The Alaska initiative will establish the network through which DoD will move forces and materiel and gain the visibility required to execute with precision and agility. It involves air, land and sea shipments from the Defense Distribution Center, San Joaquin, near Travis Air Force Base, Calif., through the Travis aerial port, the ports of Tacoma, Wash., and Anchorage, Alaska, to delivery at Elmendorf Air Force Base and Fort Richardson, Alaska.

“The Alaska program is an initial implementation in a controlled environment of passive RFID for military sustainment goods, such as Meals Ready to Eat, clothing, nuts-and-bolts kinds of items,” according to Dr. Elisha “Bear” Baker, director Alaska Center for Supply Chain Integration, University of Alaska, Anchorage.

An RFID system includes: a transponder, referred to as a tag; a tag reader, known as an interrogator, which reads the tag using a radio signal; data processing equipment, and a method of communication between the reader and the computer.

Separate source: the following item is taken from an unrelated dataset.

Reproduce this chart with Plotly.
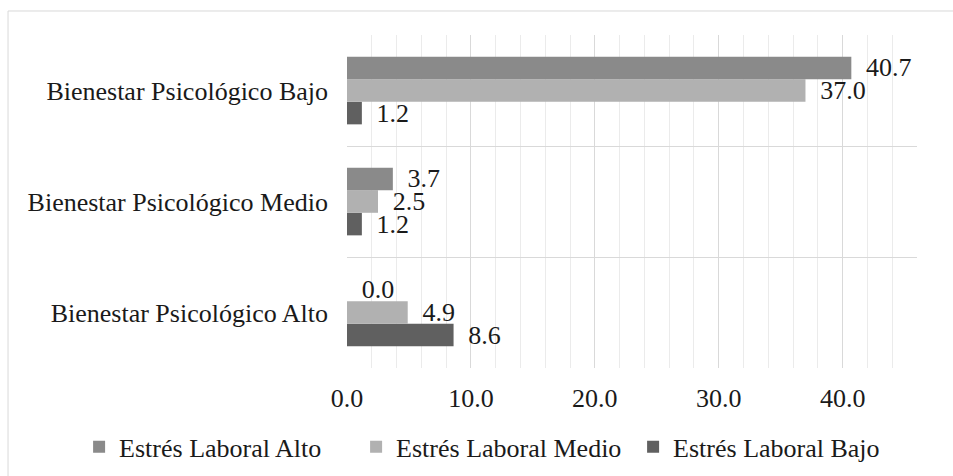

The reader sends a signal to the tag, which prompts the tag to respond with information about the container or item to which it is attached. The information is forwarded to central data processing equipment, which can then be used to get detailed information about the container or item, such as the shipping date or the date received.

In July 2004, the Department of Defense published its RFID policy, the business rules for implementing two types of RFID tags: active and passive. Active tags contain an internal power source, enabling the tag to hold more data and allowing a longer “read” range. Passive tags do not contain any power source, hold less data and have shorter “read” distances.

“This is a great opportunity for USTRANSCOM and DLA to make significant strides in active and passive RFID implementation, while learning valuable lessons we can apply across our supply chains,” according to Fred Baillie, executive director of the DLA’s Distribution Reutilization Policy directorate.

“The DLA will train a select cadre of USTRANSCOM and service distribution and shipping personnel to use RFID equipment for the Alaska RFID implementation. We expect this joint effort to jumpstart the use of passive RFID tags in the supply chain, which will complement the existing use of active RFID tags,” he said.

Baillie said RFID use will decrease supply delivery time to war fighters and give them more confidence in the supply process. “From this effort we expect improved visibility of Defense assets, increased inventory accuracy, improved customer support, reduced reordering, reduced shipping losses, reduced labor costs, less material handling equipment and a reduced number of ‘touch points,’ all of which combine to decrease delivery time.”

In September 2003, Secretary of Defense Rumsfeld gave USTRANSCOM responsibility for synchronizing the supply chain. The command has begun several initiatives to help eliminate redundant supply lines and incompatible communications systems.

“The advantages to the war fighter are obvious: everyone involved in the supply chain, from manufacturers and suppliers in the United States to the forward-deployed supply sergeant with a lap top computer will know exactly what’s en route and when it’ll arrive,” according to Army Lt. Gen. Robert Dail, deputy commander of USTRANSCOM.